Using Fluent, engineers created a moving mesh analysis, enabling them to visualize the ball valve opening. As the liquid drained, Fluent helped them quantify the magnitude of transient pressure pulses. Viewing the behavior of this computational animation allowed the customer to understand that the transient pressure was three to four times the rating of the expansion joint, demonstrating the need for a new, higher-rated expansion joint. “By replacing the joint, our client avoided subsequent ruptures, which would’ve cost them hundreds of thousands of dollars in repairs and lost output,” says Turner.
Ansys Cloud and Ansys Twin Builder enable Hargrove engineers to scale Ansys technologies at-will and to mitigate large capital investments in hardware and software. The ability to queue massive multicore supercomputers on-demand is extremely exciting for Hargrove engineers.
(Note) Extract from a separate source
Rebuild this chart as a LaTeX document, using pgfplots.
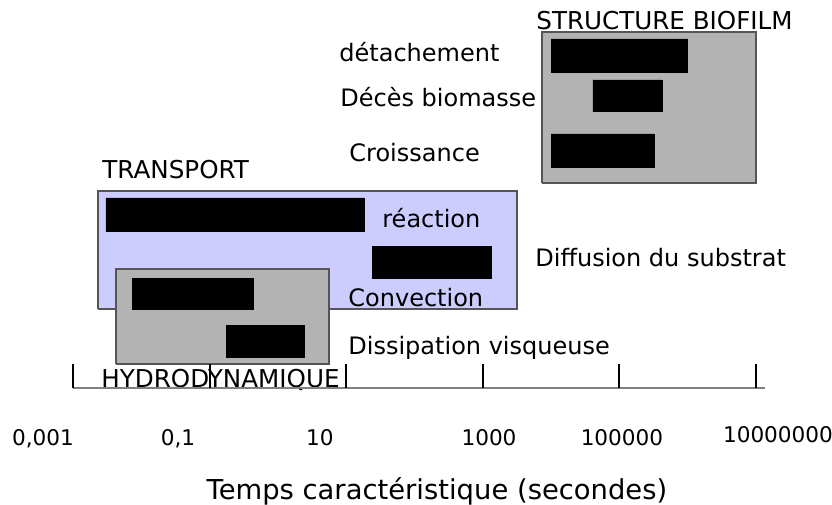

Having scalable computational power at their fingertips equips them to generate more reduced order models (ROMs) of complex products.
These ROMs are then used on premises and brought into Ansys Twin Builder to create systems simulations that allow interlinked phenomenon to be reduced in a computational process akin to curve fitting. For example, Hargrove engineers created a system of a half-pipe jacketed vessel to model how fluid properties affect the fatigue life of chemical reactors. As the metal of the vessels expands and contracts, stresses are created in response to thermal expansion differences. After enough of these thermal cycles, the vessel forms a crack in the jacket and leaks. The number of cycles depends on many different variables. Evaluating each one used to require multiple individual models. With Twin Builder and Ansys Cloud, Turner says they now have the computing power needed to understand emergent behaviors like the jacket problem. In the future Hargrove plans to connect the simulations to in-field assets through an industrial internet of things (IIoT) platform, creating a digital twin.
Ansys Mechanical helped create a response surface of thermal stress generated from fluid heating an agitated chemical reactor equipped with a half-pipe jacket.
“When I was a kid, I never thought power like this would be possible in my lifetime,” says Turner. “With Ansys Cloud, the ability to immediately scale up machines is unparalleled. It eliminates the need to install any software and delivers pure convenience. I can use my smartphone to check my simulation’s status.”